Public transport services into Yokohama are said to be running as normal, despite orders elsewhere in Japan.
A tsunami struck Hokkaido, the large northern Japanese island, around 1,280km from the Nissan Stadium – with an initial wave of one foot in height reaching Nemuro.
The US Tsunami Warning Centre has said that waves of more than three metres high are possible along the coasts of Ecuador, north-western Haiwaiian islands and Russia.
Meanwhile, it has been claimed that waves between one to three metres are possible along the coasts of Chile, Costa Rica, Hawaii, Japan and islands in the pacific.
Japan has said citizens should be on high alert with 1.9million people under evacuation orders.
“It’s taken about eight hours to get from Kamchatka (in Russia’s Far East) to Hawaii, which is about the time it would take to fly there,” professor Chris Elders, a structural geology expert at Curtin University in Perth, Australia, told BBC Radio 4’s Today programme.
“There’s two different aspects.
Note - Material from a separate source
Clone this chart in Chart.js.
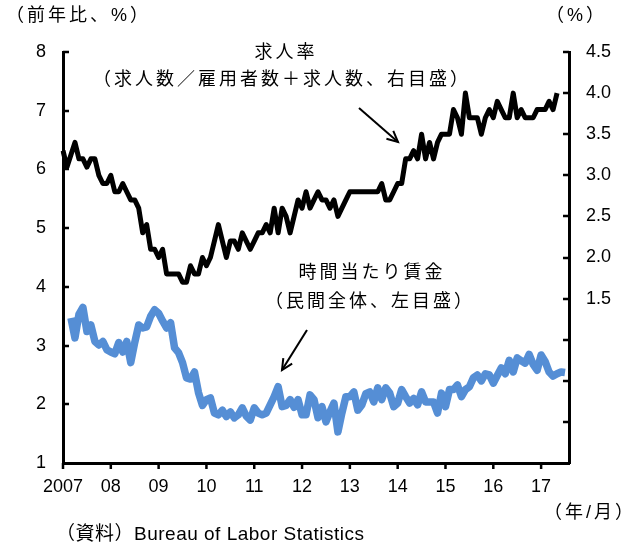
<!DOCTYPE html>
<html><head><meta charset="utf-8">
<script src="https://cdn.jsdelivr.net/npm/chart.js@4.4.0/dist/chart.umd.min.js"></script>
<style>html,body{margin:0;padding:0;background:#fff;}#wrap{position:relative;width:633px;height:547px;}</style>
</head><body><div id="wrap"><canvas id="c" width="633" height="547"></canvas></div>
<script>
// Monthly categories 2007/1 .. 2017/8
const months = [];
for (let y = 2007; y <= 2017; y++) for (let m = 1; m <= 12; m++) { if (y === 2017 && m > 8) break; months.push(y + '/' + m); }
const yearTickLabels = ['2007','08','09','10','11','12','13','14','15','16','17'];

// 求人率 (right axis, %)
const openingsRate = [
 3.3,3.1,3.25,3.4,3.2,3.2,3.1,3.2,3.2,3.0,
 2.9,2.9,3.0,2.8,2.8,2.9,2.8,2.7,2.7,2.6,
 2.3,2.4,2.1,2.1,2.0,2.1,1.8,1.8,1.8,1.8,
 1.7,1.7,1.9,1.8,1.8,2.0,1.9,2.0,2.2,2.4,
 2.2,2.0,2.2,2.2,2.1,2.3,2.2,2.1,2.2,2.3,
 2.3,2.4,2.3,2.6,2.3,2.6,2.5,2.3,2.5,2.7,
 2.6,2.8,2.6,2.7,2.8,2.7,2.7,2.6,2.7,2.5,
 2.6,2.7,2.8,2.8,2.8,2.8,2.8,2.8,2.8,2.8,
 2.9,2.7,2.7,2.8,2.9,2.9,3.2,3.2,3.3,3.2,
 3.5,3.2,3.4,3.2,3.4,3.5,3.5,3.5,3.8,3.7,
 3.5,4.0,3.7,3.7,3.7,3.5,3.7,3.8,3.7,3.9,
 3.8,3.7,3.7,4.0,3.7,3.8,3.7,3.7,3.7,3.8,
 3.8,3.8,3.9,3.8,4.0
];

// 時間当たり賃金 前年比 (left axis, %)
const wageGrowth = [
 null,null,3.47,3.13,3.53,3.65,3.24,3.35,3.07,3.01,
 3.07,2.93,2.89,2.86,3.05,2.89,3.07,2.71,3.05,3.35,
 3.30,3.32,3.50,3.61,3.55,3.42,3.30,3.39,2.96,2.88,
 2.71,2.45,2.43,2.55,2.20,1.98,2.08,2.11,1.85,1.82,
 1.90,1.79,1.87,1.77,1.82,1.94,1.80,1.73,1.94,1.85,
 1.82,1.85,1.99,2.13,2.30,1.96,1.98,2.08,1.95,2.08,
 1.82,1.82,2.16,2.08,1.77,1.96,1.70,1.87,2.02,1.53,
 1.85,2.13,2.13,2.21,1.90,1.99,2.18,2.21,2.04,2.28,
 2.08,2.28,2.19,1.96,2.02,2.25,2.13,2.02,2.10,1.99,
 2.21,2.04,2.04,2.04,1.85,2.19,1.96,2.25,2.25,2.33,
 2.13,2.25,2.30,2.45,2.50,2.40,2.52,2.50,2.36,2.49,
 2.62,2.52,2.75,2.55,2.79,2.74,2.70,2.85,2.68,2.58,
 2.84,2.73,2.55,2.48,2.52,2.55,2.54
];

const FONT_NUM = '"Liberation Sans", Arial, sans-serif';
const FONT_JP = '"Liberation Sans", "Noto Sans CJK JP", sans-serif';

const tickMarks = {
  id: 'tickMarks',
  afterDraw(chart) {
    const ctx = chart.ctx, a = chart.chartArea;
    const yL = chart.scales.yL, yR = chart.scales.yR, x = chart.scales.x;
    ctx.save();
    ctx.strokeStyle = '#000'; ctx.lineWidth = 2.5; ctx.lineCap = 'butt';
    ctx.beginPath();
    yL.ticks.forEach(t => { if (t.value > yL.min) { const p = Math.round(yL.getPixelForValue(t.value)); ctx.moveTo(a.left, p); ctx.lineTo(a.left + 6, p); } });
    yR.ticks.forEach(t => { if (t.value > yR.min) { const p = Math.round(yR.getPixelForValue(t.value)); ctx.moveTo(a.right, p); ctx.lineTo(a.right - 6, p); } });
    months.forEach((m, i) => { if (i % 12 === 0) { const p = x.getPixelForValue(i); ctx.moveTo(p, a.bottom); ctx.lineTo(p, a.bottom + 6); } });
    ctx.stroke();
    ctx.restore();
  }
};

function arrow(ctx, x1, y1, x2, y2) {
  ctx.beginPath(); ctx.moveTo(x1, y1); ctx.lineTo(x2, y2); ctx.stroke();
  const ang = Math.atan2(y2 - y1, x2 - x1), L = 12, w = 0.45;
  ctx.beginPath();
  ctx.moveTo(x2 - L * Math.cos(ang - w), y2 - L * Math.sin(ang - w));
  ctx.lineTo(x2, y2);
  ctx.lineTo(x2 - L * Math.cos(ang + w), y2 - L * Math.sin(ang + w));
  ctx.stroke();
}

const notes = {
  id: 'notes',
  afterDraw(chart) {
    const ctx = chart.ctx;
    ctx.save();
    ctx.fillStyle = '#000';
    ctx.textBaseline = 'middle';
    ctx.font = '18px ' + FONT_JP;
    ctx.letterSpacing = '3px';
    ctx.textAlign = 'left';
    ctx.fillText('（前年比、%）', 6, 16);
    ctx.fillText('（%）', 546, 16);
    ctx.textAlign = 'center';
    ctx.fillText('求人率', 286, 53);
    ctx.fillText('（求人数／雇用者数＋求人数、右目盛）', 282, 80);
    ctx.fillText('時間当たり賃金', 372, 273);
    ctx.fillText('（民間全体、左目盛）', 370, 302);
    ctx.textAlign = 'left';
    ctx.fillText('（年/月）', 544, 513);
    ctx.letterSpacing = '0.5px';
    ctx.font = '19px ' + FONT_JP;
    ctx.fillText('（資料）Bureau of Labor Statistics', 56, 535);
    ctx.strokeStyle = '#000'; ctx.lineWidth = 2;
    arrow(ctx, 359, 108, 398, 142);
    arrow(ctx, 307, 330, 282, 370);
    ctx.restore();
  }
};

const tickFont = { family: FONT_NUM, size: 18 };

new Chart(document.getElementById('c'), {
  type: 'line',
  data: {
    labels: months,
    datasets: [
      { label: '求人率', data: openingsRate, yAxisID: 'yR', borderColor: '#000000', borderWidth: 5,
        pointRadius: 0, tension: 0, borderJoinStyle: 'round', borderCapStyle: 'butt', fill: false },
      { label: '時間当たり賃金', data: wageGrowth, yAxisID: 'yL', borderColor: '#558ED5', borderWidth: 7.5,
        pointRadius: 0, tension: 0, borderJoinStyle: 'round', borderCapStyle: 'butt', fill: false, spanGaps: false }
    ]
  },
  options: {
    responsive: false, animation: false, devicePixelRatio: 1, events: [],
    layout: { padding: { top: 52, left: 0, right: 0, bottom: 0 } },
    plugins: { legend: { display: false }, tooltip: { enabled: false } },
    scales: {
      x: {
        type: 'category', offset: false,
        grid: { display: true, drawOnChartArea: false, drawTicks: false, color: 'rgba(0,0,0,0)' },
        border: { display: true, color: '#000', width: 3 },
        ticks: { autoSkip: false, maxRotation: 0, minRotation: 0, padding: 13, color: '#000', font: tickFont,
          callback: (v, i) => (i % 12 === 0 ? yearTickLabels[i / 12] : '') },
        afterFit: s => { s.height = 84; }
      },
      yL: {
        position: 'left', min: 1, max: 8,
        grid: { display: true, drawOnChartArea: false, drawTicks: false, color: 'rgba(0,0,0,0)' },
        border: { display: true, color: '#000', width: 3 },
        ticks: { stepSize: 1, padding: 17, color: '#000', font: tickFont },
        afterFit: s => { s.width = 63; }
      },
      yR: {
        position: 'right', min: -0.5, max: 4.5,
        grid: { display: true, drawOnChartArea: false, drawTicks: false, color: 'rgba(0,0,0,0)' },
        border: { display: true, color: '#000', width: 3 },
        ticks: { stepSize: 0.5, padding: 17, color: '#000', font: tickFont,
          callback: v => (v >= 1.5 - 1e-9 ? Number(v).toFixed(1) : '') },
        afterFit: s => { s.width = 64; }
      }
    }
  },
  plugins: [tickMarks, notes]
});
</script>
</body></html>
One is the tsunami wave which is spreading out from the epicentre of the earthquake… that wave will continue to spread out around the Pacific and the precise magnitude of the wave will depend on the way it is travelling.
“There will also be a large number of aftershocks. There have already been 45 aftershocks after the main event.
“That is a very big effect. The aftershocks are smaller, a magnitude of about five, so that’s 100 times less energy being released, but still disconcerting for the people having to experience them.”
Liverpool social media channels have carried on as normal with posts shared across their respective pages.
Some of the first-team have also posted to their profiles previewing the upcoming game.